DOD claims the goods, called in-transit inventory, could have been delivered. It just doesn’t know for sure. For 12 million of 21 million shipments in 1997, DOD was unable to produce a receipt of delivery. As far as DOD knows, $3 billion in inventory could have been delivered to the Gap. According to the report, Pentagon accounting is so bad that these figures likely understate the magnitude of the problem.

 

Not only is the Pentagon supply chain ripe for waste fraud and abuse, it is also a threat to national security. If such practices continued during wartime, DOD would only be able to confirm delivery of crucial supplies to front-line soldiers about 40 percent of the time.

 

The disastrous delivery record can at least partly be attributed to the chain of paper DOD attempts to keep.
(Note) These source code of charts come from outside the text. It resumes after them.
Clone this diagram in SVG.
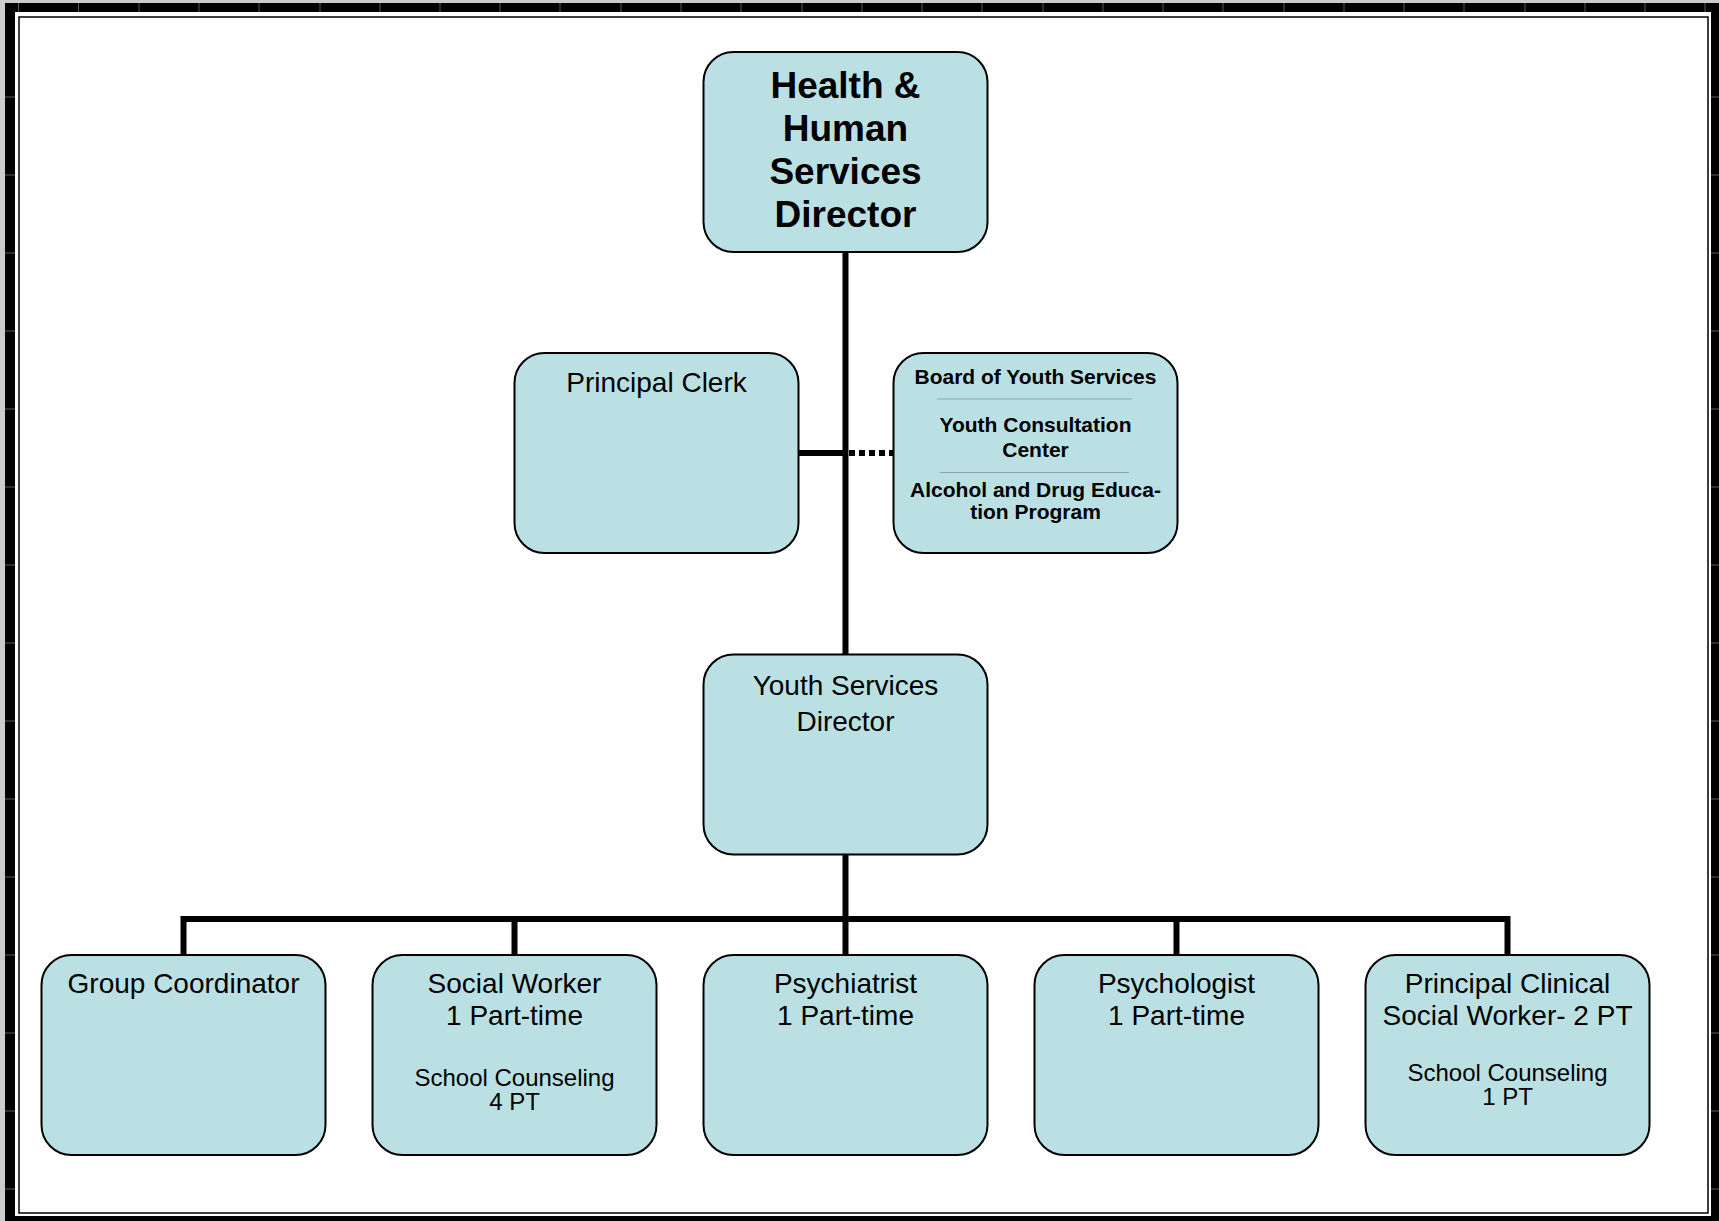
<svg xmlns="http://www.w3.org/2000/svg" width="1719" height="1221" viewBox="0 0 1719 1221">
<style>
.box{fill:#bbe0e3;stroke:#000;stroke-width:2}
.t{font-family:"Liberation Sans",Arial,sans-serif;fill:#000;text-anchor:middle}
.r{font-size:28px}
.s{font-size:24px}
.b{font-weight:bold}
.top{font-size:37px;font-weight:bold}
.bd{font-size:21px;font-weight:bold}
.ln{stroke:#000;stroke-width:6;fill:none}
.dot{stroke:#000;stroke-width:6;fill:none;stroke-dasharray:6 4}
.sep{stroke:#8fa3a6;stroke-width:1.2}
.tick{stroke:#5a5a5a;stroke-width:1}
</style>
<g id="frame">
<rect x="0" y="0" width="1719" height="1221" fill="#cccccc"/>
<rect x="5" y="3" width="1714" height="1218" fill="#000"/>
<rect x="15" y="12" width="1696" height="1204" fill="#fff"/>
<rect x="19" y="17" width="1689" height="1196" fill="none" stroke="#000" stroke-width="1.5"/>
<path class="tick" d="M18.5 3V12M78.5 3V12M139 3V12M199 3V12M259 3V12M320 3V12M380 3V12M440 3V12M500 3V12M560 3V12M621 3V12M681 3V12M741 3V12M802 3V12M862 3V12M922 3V12M982 3V12M1043 3V12M1103 3V12M1163 3V12M1223 3V12M1284 3V12M1344 3V12M1404 3V12M1464 3V12M1525 3V12M1585 3V12M1645 3V12M1705 3V12"/>
<path class="tick" d="M5 97H15M5 175H15M5 253H15M5 331H15M5 409H15M5 487H15M5 565H15M5 643H15M5 721H15M5 799H15M5 877H15M5 955H15M5 1033H15M5 1111H15M5 1189H15"/>
<path class="tick" d="M1711 97H1719M1711 175H1719M1711 253H1719M1711 331H1719M1711 409H1719M1711 487H1719M1711 565H1719M1711 643H1719M1711 721H1719M1711 799H1719M1711 877H1719M1711 955H1719M1711 1033H1719M1711 1111H1719M1711 1189H1719"/>
</g>
<g id="connectors">
<path class="ln" d="M845.5 252V655"/>
<path class="ln" d="M798 453H846"/>
<path class="dot" d="M849 453H893"/>
<path class="ln" d="M845.5 855V919"/>
<path class="ln" d="M183.5 919H1507.5"/>
<path class="ln" d="M183.5 916V956M514.5 916V956M845.5 916V956M1176.5 916V956M1507.5 916V956"/>
</g>
<g id="hhs-director">
<rect class="box" x="703.5" y="52" width="284" height="200" rx="30"/>
<text class="t top" x="845.5" y="98">Health &amp;</text>
<text class="t top" x="845.5" y="141">Human</text>
<text class="t top" x="845.5" y="184">Services</text>
<text class="t top" x="845.5" y="227">Director</text>
</g>
<g id="principal-clerk">
<rect class="box" x="514.5" y="353" width="284" height="200" rx="30"/>
<text class="t r" x="656.5" y="392">Principal Clerk</text>
</g>
<g id="board">
<rect class="box" x="893.5" y="353" width="284" height="200" rx="30"/>
<text class="t bd" x="1035.5" y="383.5">Board of Youth Services</text>
<line class="sep" x1="937" y1="399" x2="1132" y2="399"/>
<text class="t bd" x="1035.5" y="432">Youth Consultation</text>
<text class="t bd" x="1035.5" y="457">Center</text>
<line class="sep" x1="940" y1="472.5" x2="1129" y2="472.5"/>
<text class="t bd" x="1035.5" y="496.5">Alcohol and Drug Educa-</text>
<text class="t bd" x="1035.5" y="518.5">tion Program</text>
</g>
<g id="ys-director">
<rect class="box" x="703.5" y="654.5" width="284" height="200" rx="30"/>
<text class="t r" x="845.5" y="694.5">Youth Services</text>
<text class="t r" x="845.5" y="730.5">Director</text>
</g>
<g id="group-coordinator">
<rect class="box" x="41.5" y="955" width="284" height="200" rx="30"/>
<text class="t r" x="183.5" y="993">Group Coordinator</text>
</g>
<g id="social-worker">
<rect class="box" x="372.5" y="955" width="284" height="200" rx="30"/>
<text class="t r" x="514.5" y="993">Social Worker</text>
<text class="t r" x="514.5" y="1025">1 Part-time</text>
<text class="t s" x="514.5" y="1086">School Counseling</text>
<text class="t s" x="514.5" y="1110">4 PT</text>
</g>
<g id="psychiatrist">
<rect class="box" x="703.5" y="955" width="284" height="200" rx="30"/>
<text class="t r" x="845.5" y="993">Psychiatrist</text>
<text class="t r" x="845.5" y="1025">1 Part-time</text>
</g>
<g id="psychologist">
<rect class="box" x="1034.5" y="955" width="284" height="200" rx="30"/>
<text class="t r" x="1176.5" y="993">Psychologist</text>
<text class="t r" x="1176.5" y="1025">1 Part-time</text>
</g>
<g id="principal-clinical">
<rect class="box" x="1365.5" y="955" width="284" height="200" rx="30"/>
<text class="t r" x="1507.5" y="993">Principal Clinical</text>
<text class="t r" x="1507.5" y="1025">Social Worker- 2 PT</text>
<text class="t s" x="1507.5" y="1081">School Counseling</text>
<text class="t s" x="1507.5" y="1105">1 PT</text>
</g>
</svg>
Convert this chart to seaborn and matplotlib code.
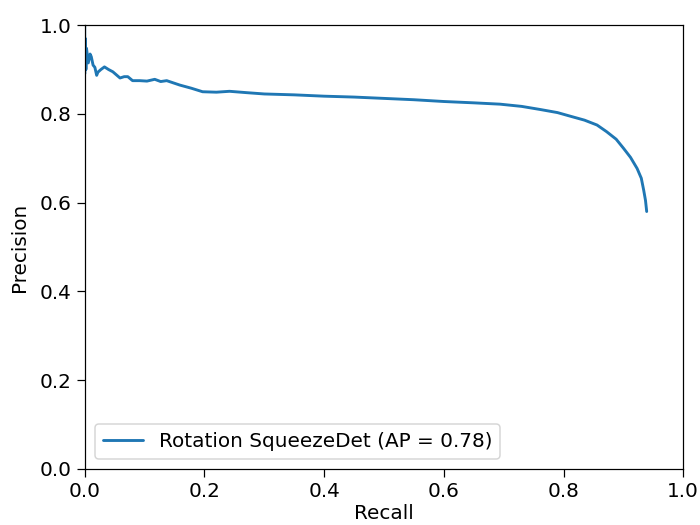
import matplotlib
matplotlib.use("Agg")
import matplotlib.pyplot as plt
import seaborn as sns

recall = [0.0, 0.0, 0.001, 0.002, 0.003, 0.006, 0.009, 0.011, 0.014, 0.017, 0.020, 0.022,
          0.027, 0.033, 0.040, 0.047, 0.053, 0.059, 0.066, 0.072, 0.080, 0.092, 0.104,
          0.117, 0.127, 0.137, 0.148, 0.159, 0.178, 0.197, 0.220, 0.242, 0.270, 0.300,
          0.350, 0.400, 0.450, 0.500, 0.550, 0.600, 0.650, 0.694, 0.730, 0.761, 0.790,
          0.811, 0.835, 0.856, 0.872, 0.888, 0.900, 0.912, 0.923, 0.930, 0.934, 0.937, 0.939]
precision = [1.0, 0.89, 0.97, 0.90, 0.948, 0.915, 0.935, 0.929, 0.91, 0.905, 0.887, 0.894,
             0.900, 0.906, 0.900, 0.895, 0.888, 0.881, 0.884, 0.884, 0.875, 0.875, 0.874,
             0.878, 0.873, 0.875, 0.870, 0.865, 0.858, 0.850, 0.849, 0.851, 0.848, 0.845,
             0.843, 0.840, 0.838, 0.835, 0.832, 0.828, 0.825, 0.822, 0.817, 0.810, 0.803,
             0.795, 0.786, 0.775, 0.760, 0.743, 0.723, 0.702, 0.677, 0.655, 0.628, 0.605, 0.580]

sns.set_style("ticks", {'text.color': 'black', 'axes.labelcolor': 'black',
                        'xtick.color': 'black', 'ytick.color': 'black',
                        'axes.edgecolor': 'black'})
plt.rcParams['font.family'] = ['DejaVu Sans']
plt.rcParams['font.size'] = 13.2

fig, ax = plt.subplots(figsize=(6.4, 4.8), dpi=109.375)
fig.subplots_adjust(left=0.121, right=0.976, top=0.952, bottom=0.107)

sns.lineplot(x=recall, y=precision, sort=False, estimator=None, color='#1f77b4',
             linewidth=1.9, label='Rotation SqueezeDet (AP = 0.78)', ax=ax)

ax.set_xlim(0, 1)
ax.set_ylim(0, 1)
ax.set_xlabel('Recall', fontsize=13.2, labelpad=2)
ax.set_ylabel('Precision', fontsize=13.2, labelpad=7)
ax.tick_params(direction='out', labelsize=13.2, length=5)
ax.legend(loc='lower left', fontsize=13.2)

fig.savefig('out.png', dpi=109.375)
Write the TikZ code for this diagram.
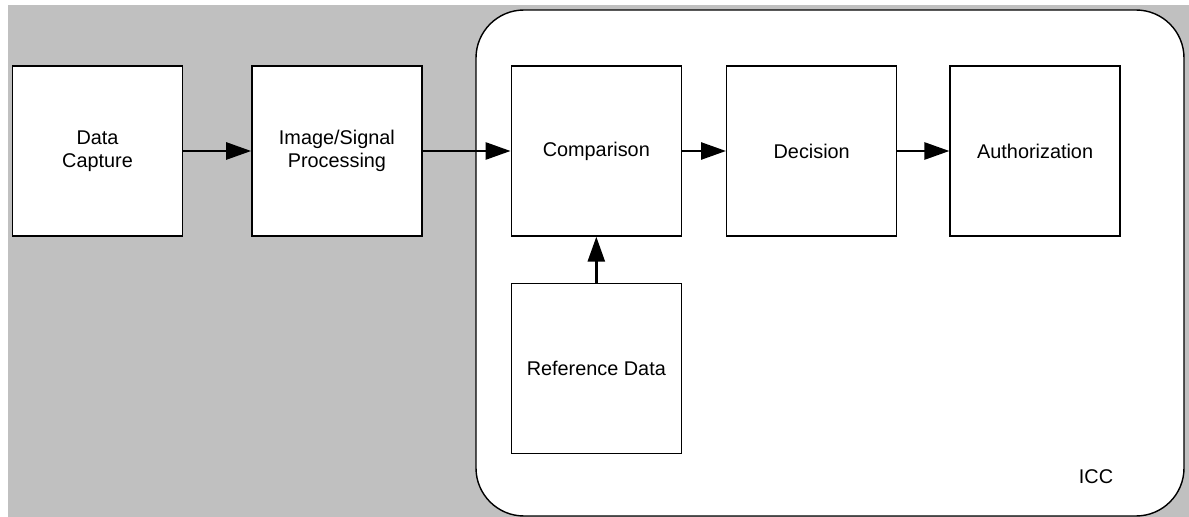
\documentclass[tikz,border=0pt]{standalone}
\usepackage{fontspec}
\setmainfont{Liberation Sans}
\usepackage{xcolor}
\usepackage{tikz}
\usetikzlibrary{arrows.meta, positioning}
\definecolor{bggray}{HTML}{C0C0C0}
\tikzset{
  blk/.style={rectangle, draw=black, line width=0.8pt, fill=white,
    align=center, font=\fontsize{11.3}{13.2}\selectfont,
    minimum width=3.40cm, minimum height=3.40cm, inner sep=0pt},
  iccbox/.style={draw=black, line width=0.8pt, fill=white, rounded corners=0.96cm},
  ar/.style={-{Triangle[length=5mm, width=3.4mm]}, line width=1.5pt},
}

\begin{document}
\begin{tikzpicture}

\useasboundingbox (0,0) rectangle (23.78,-10.34);

% ---- background ----
\fill[bggray] (0.16,-0.10) rectangle (23.78,-10.34);
\draw[iccbox] (9.52,-0.20) rectangle (23.68,-10.32);
\node[font=\fontsize{11.3}{13.2}\selectfont] (icc) at (21.92,-9.54) {ICC};

% ---- blocks ----
\node[blk] (cap) at (1.95,-3.02) {Data\\Capture};
\node[blk, right=1.36cm of cap] (isp) {Image/Signal\\Processing};
\node[blk, right=1.76cm of isp] (cmp) {Comparison};
\node[blk, right=0.88cm of cmp] (dec) {Decision};
\node[blk, right=1.04cm of dec] (auth) {Authorization};
\node[blk, below=0.92cm of cmp] (ref) {Reference Data};

% ---- arrows ----
\draw[ar] (cap) -- (isp);
\draw[ar] (isp) -- (cmp);
\draw[ar] (cmp) -- (dec);
\draw[ar] (dec) -- (auth);
\draw[ar] (ref) -- (cmp);

\end{tikzpicture}
\end{document}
While most delivery companies now use computers to scan packages and can tell where a package is at every moment, DOD too often relies on paper receipts.

 

Though the Pentagon asserts it will soon switch to more advanced inventory control systems, it keeps pushing back the date by which it will upgrade. Reformers, including Sen. Tom Harkin (D-IA) have been pushing for DOD to develop just-in-time inventory techniques, including modern technologies, for several years.

 

Difficulties with in-transit supplies underscore persistent inventory problems throughout the Pentagon. Last year GAO uncovered $41 billion in excess inventory wasting away at Defense Department storehouses. Reformers argue that the Pentagon must be ordering too much stuff if such pervasive inventory problems don’t completely shut down operations and are only uncovered by independent auditors.